Goal
Give back exactly the lines from the start of the listing to the line containing "(2103,0) rectangle (2850,840);", inclusive, and nothing beyond them.

▶

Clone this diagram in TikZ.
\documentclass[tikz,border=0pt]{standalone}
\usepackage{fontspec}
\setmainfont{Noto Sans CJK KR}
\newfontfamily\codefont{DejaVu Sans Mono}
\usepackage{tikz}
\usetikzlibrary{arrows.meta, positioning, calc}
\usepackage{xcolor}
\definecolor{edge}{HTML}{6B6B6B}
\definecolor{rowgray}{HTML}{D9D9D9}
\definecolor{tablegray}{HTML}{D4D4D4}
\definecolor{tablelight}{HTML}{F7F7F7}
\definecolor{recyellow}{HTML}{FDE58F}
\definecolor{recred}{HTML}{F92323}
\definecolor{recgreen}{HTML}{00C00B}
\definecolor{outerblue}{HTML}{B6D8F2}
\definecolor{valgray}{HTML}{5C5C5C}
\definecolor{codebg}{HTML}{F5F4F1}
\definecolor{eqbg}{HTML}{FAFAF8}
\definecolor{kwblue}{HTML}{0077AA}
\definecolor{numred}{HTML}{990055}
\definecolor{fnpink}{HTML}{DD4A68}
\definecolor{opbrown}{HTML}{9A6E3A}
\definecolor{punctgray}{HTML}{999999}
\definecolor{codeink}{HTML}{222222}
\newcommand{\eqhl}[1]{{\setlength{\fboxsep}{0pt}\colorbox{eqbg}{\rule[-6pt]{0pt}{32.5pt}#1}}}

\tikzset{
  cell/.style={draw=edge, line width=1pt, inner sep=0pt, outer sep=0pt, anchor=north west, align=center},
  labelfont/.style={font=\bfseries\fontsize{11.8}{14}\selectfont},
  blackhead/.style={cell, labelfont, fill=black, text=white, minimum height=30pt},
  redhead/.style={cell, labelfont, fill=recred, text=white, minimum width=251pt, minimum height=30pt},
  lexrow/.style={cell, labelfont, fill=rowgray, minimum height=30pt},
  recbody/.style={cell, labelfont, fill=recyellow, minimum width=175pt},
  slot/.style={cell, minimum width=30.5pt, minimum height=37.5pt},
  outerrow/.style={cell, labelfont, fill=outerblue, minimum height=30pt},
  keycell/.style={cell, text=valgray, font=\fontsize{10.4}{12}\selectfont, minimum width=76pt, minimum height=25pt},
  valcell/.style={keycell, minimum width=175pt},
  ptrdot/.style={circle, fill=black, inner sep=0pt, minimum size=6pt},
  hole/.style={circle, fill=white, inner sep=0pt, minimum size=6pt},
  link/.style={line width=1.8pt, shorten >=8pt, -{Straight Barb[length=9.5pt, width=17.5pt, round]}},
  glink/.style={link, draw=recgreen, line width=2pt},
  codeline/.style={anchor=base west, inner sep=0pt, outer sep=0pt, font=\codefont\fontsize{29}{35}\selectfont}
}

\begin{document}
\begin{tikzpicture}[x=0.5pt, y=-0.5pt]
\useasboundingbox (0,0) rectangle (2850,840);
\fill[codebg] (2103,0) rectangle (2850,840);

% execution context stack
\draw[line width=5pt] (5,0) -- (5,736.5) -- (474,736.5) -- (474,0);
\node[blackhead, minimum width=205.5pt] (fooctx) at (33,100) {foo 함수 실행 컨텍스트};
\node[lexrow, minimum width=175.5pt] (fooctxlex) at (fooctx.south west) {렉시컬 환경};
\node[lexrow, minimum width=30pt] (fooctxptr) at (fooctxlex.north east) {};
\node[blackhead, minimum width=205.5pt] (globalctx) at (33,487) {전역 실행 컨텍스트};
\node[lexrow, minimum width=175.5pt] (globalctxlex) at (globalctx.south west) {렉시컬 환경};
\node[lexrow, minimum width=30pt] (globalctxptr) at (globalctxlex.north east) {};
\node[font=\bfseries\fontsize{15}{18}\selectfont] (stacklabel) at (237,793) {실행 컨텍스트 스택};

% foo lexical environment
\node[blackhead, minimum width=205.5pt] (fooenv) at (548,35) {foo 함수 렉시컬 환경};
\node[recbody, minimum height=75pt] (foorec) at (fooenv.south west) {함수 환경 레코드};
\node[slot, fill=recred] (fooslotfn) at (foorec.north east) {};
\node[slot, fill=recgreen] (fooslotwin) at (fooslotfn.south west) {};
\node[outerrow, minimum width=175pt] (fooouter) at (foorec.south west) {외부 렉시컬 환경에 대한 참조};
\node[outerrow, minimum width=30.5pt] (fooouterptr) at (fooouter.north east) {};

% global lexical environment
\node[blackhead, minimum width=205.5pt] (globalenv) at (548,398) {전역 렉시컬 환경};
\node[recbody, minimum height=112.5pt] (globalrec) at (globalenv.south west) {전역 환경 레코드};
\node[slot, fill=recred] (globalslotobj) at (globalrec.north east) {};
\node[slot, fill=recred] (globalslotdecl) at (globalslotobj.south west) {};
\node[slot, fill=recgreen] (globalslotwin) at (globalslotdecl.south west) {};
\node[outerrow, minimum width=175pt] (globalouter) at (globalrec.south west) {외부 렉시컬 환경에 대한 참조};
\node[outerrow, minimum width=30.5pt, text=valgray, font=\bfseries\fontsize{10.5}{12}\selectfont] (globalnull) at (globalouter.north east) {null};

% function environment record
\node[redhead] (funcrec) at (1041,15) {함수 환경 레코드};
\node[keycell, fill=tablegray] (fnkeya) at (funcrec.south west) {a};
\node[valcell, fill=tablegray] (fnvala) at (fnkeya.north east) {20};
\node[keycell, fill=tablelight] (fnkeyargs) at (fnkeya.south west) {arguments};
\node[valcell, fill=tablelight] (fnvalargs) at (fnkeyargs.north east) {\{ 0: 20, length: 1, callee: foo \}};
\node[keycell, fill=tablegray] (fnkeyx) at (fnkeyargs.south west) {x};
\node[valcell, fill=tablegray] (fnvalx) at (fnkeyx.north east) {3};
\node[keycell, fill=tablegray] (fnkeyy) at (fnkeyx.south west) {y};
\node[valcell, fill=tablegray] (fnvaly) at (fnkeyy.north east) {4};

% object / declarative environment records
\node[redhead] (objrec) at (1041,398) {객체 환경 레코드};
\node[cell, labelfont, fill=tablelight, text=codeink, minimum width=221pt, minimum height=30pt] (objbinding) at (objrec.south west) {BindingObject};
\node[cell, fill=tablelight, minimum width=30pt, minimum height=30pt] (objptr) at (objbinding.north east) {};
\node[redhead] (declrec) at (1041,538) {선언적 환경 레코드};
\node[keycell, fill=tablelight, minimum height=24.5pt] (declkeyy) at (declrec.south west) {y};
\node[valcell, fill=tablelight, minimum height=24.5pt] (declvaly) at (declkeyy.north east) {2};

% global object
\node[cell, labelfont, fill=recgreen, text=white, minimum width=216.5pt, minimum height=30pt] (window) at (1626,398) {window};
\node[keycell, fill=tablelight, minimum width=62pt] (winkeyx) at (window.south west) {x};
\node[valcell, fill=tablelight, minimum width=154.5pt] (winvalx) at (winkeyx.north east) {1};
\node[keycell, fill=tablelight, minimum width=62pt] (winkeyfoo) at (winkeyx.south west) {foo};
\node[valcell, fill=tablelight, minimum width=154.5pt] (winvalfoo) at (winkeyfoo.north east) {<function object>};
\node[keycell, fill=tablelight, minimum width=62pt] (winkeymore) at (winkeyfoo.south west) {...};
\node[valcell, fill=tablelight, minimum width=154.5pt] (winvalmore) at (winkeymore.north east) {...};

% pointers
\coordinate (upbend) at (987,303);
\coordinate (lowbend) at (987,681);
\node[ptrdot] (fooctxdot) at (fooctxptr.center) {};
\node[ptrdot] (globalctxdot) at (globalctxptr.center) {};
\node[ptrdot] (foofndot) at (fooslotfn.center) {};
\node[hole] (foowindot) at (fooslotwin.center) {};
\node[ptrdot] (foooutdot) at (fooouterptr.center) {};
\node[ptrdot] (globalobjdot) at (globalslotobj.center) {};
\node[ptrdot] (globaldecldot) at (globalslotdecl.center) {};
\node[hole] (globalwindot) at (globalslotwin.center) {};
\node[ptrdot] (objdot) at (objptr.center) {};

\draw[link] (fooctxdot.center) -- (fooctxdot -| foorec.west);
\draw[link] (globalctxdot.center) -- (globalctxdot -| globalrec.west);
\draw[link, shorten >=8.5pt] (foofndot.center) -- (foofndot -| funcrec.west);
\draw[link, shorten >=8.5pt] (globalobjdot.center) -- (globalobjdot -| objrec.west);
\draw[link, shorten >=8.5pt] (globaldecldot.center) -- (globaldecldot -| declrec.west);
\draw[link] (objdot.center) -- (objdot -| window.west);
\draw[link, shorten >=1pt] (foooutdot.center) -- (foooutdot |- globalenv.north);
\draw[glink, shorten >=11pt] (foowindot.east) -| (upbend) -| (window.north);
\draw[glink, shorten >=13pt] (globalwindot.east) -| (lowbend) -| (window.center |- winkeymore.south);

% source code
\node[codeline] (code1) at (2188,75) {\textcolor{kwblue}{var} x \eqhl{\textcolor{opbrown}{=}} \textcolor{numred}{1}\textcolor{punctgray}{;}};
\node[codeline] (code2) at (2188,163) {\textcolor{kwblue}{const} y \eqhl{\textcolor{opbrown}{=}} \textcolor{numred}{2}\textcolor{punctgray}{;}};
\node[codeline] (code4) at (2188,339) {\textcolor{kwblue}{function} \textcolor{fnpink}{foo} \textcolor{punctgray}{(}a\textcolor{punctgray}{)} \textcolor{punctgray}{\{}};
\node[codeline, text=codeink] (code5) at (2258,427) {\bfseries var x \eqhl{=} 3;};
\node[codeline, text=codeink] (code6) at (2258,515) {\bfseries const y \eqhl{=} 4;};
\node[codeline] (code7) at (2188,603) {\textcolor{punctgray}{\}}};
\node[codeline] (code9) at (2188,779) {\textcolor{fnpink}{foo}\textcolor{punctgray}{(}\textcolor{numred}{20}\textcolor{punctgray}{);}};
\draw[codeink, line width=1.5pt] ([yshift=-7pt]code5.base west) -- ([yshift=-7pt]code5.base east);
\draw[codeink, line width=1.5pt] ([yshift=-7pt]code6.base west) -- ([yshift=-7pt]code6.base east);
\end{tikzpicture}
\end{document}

◀

Solution to this task
Clone this diagram in TikZ.
\documentclass[tikz,border=0pt]{standalone}
\usepackage{fontspec}
\setmainfont{Noto Sans CJK KR}
\newfontfamily\codefont{DejaVu Sans Mono}
\usepackage{tikz}
\usetikzlibrary{arrows.meta, positioning, calc}
\usepackage{xcolor}
\definecolor{edge}{HTML}{6B6B6B}
\definecolor{rowgray}{HTML}{D9D9D9}
\definecolor{tablegray}{HTML}{D4D4D4}
\definecolor{tablelight}{HTML}{F7F7F7}
\definecolor{recyellow}{HTML}{FDE58F}
\definecolor{recred}{HTML}{F92323}
\definecolor{recgreen}{HTML}{00C00B}
\definecolor{outerblue}{HTML}{B6D8F2}
\definecolor{valgray}{HTML}{5C5C5C}
\definecolor{codebg}{HTML}{F5F4F1}
\definecolor{eqbg}{HTML}{FAFAF8}
\definecolor{kwblue}{HTML}{0077AA}
\definecolor{numred}{HTML}{990055}
\definecolor{fnpink}{HTML}{DD4A68}
\definecolor{opbrown}{HTML}{9A6E3A}
\definecolor{punctgray}{HTML}{999999}
\definecolor{codeink}{HTML}{222222}
\newcommand{\eqhl}[1]{{\setlength{\fboxsep}{0pt}\colorbox{eqbg}{\rule[-6pt]{0pt}{32.5pt}#1}}}

\tikzset{
  cell/.style={draw=edge, line width=1pt, inner sep=0pt, outer sep=0pt, anchor=north west, align=center},
  labelfont/.style={font=\bfseries\fontsize{11.8}{14}\selectfont},
  blackhead/.style={cell, labelfont, fill=black, text=white, minimum height=30pt},
  redhead/.style={cell, labelfont, fill=recred, text=white, minimum width=251pt, minimum height=30pt},
  lexrow/.style={cell, labelfont, fill=rowgray, minimum height=30pt},
  recbody/.style={cell, labelfont, fill=recyellow, minimum width=175pt},
  slot/.style={cell, minimum width=30.5pt, minimum height=37.5pt},
  outerrow/.style={cell, labelfont, fill=outerblue, minimum height=30pt},
  keycell/.style={cell, text=valgray, font=\fontsize{10.4}{12}\selectfont, minimum width=76pt, minimum height=25pt},
  valcell/.style={keycell, minimum width=175pt},
  ptrdot/.style={circle, fill=black, inner sep=0pt, minimum size=6pt},
  hole/.style={circle, fill=white, inner sep=0pt, minimum size=6pt},
  link/.style={line width=1.8pt, shorten >=8pt, -{Straight Barb[length=9.5pt, width=17.5pt, round]}},
  glink/.style={link, draw=recgreen, line width=2pt},
  codeline/.style={anchor=base west, inner sep=0pt, outer sep=0pt, font=\codefont\fontsize{29}{35}\selectfont}
}

\begin{document}
\begin{tikzpicture}[x=0.5pt, y=-0.5pt]
\useasboundingbox (0,0) rectangle (2850,840);
\fill[codebg] (2103,0) rectangle (2850,840);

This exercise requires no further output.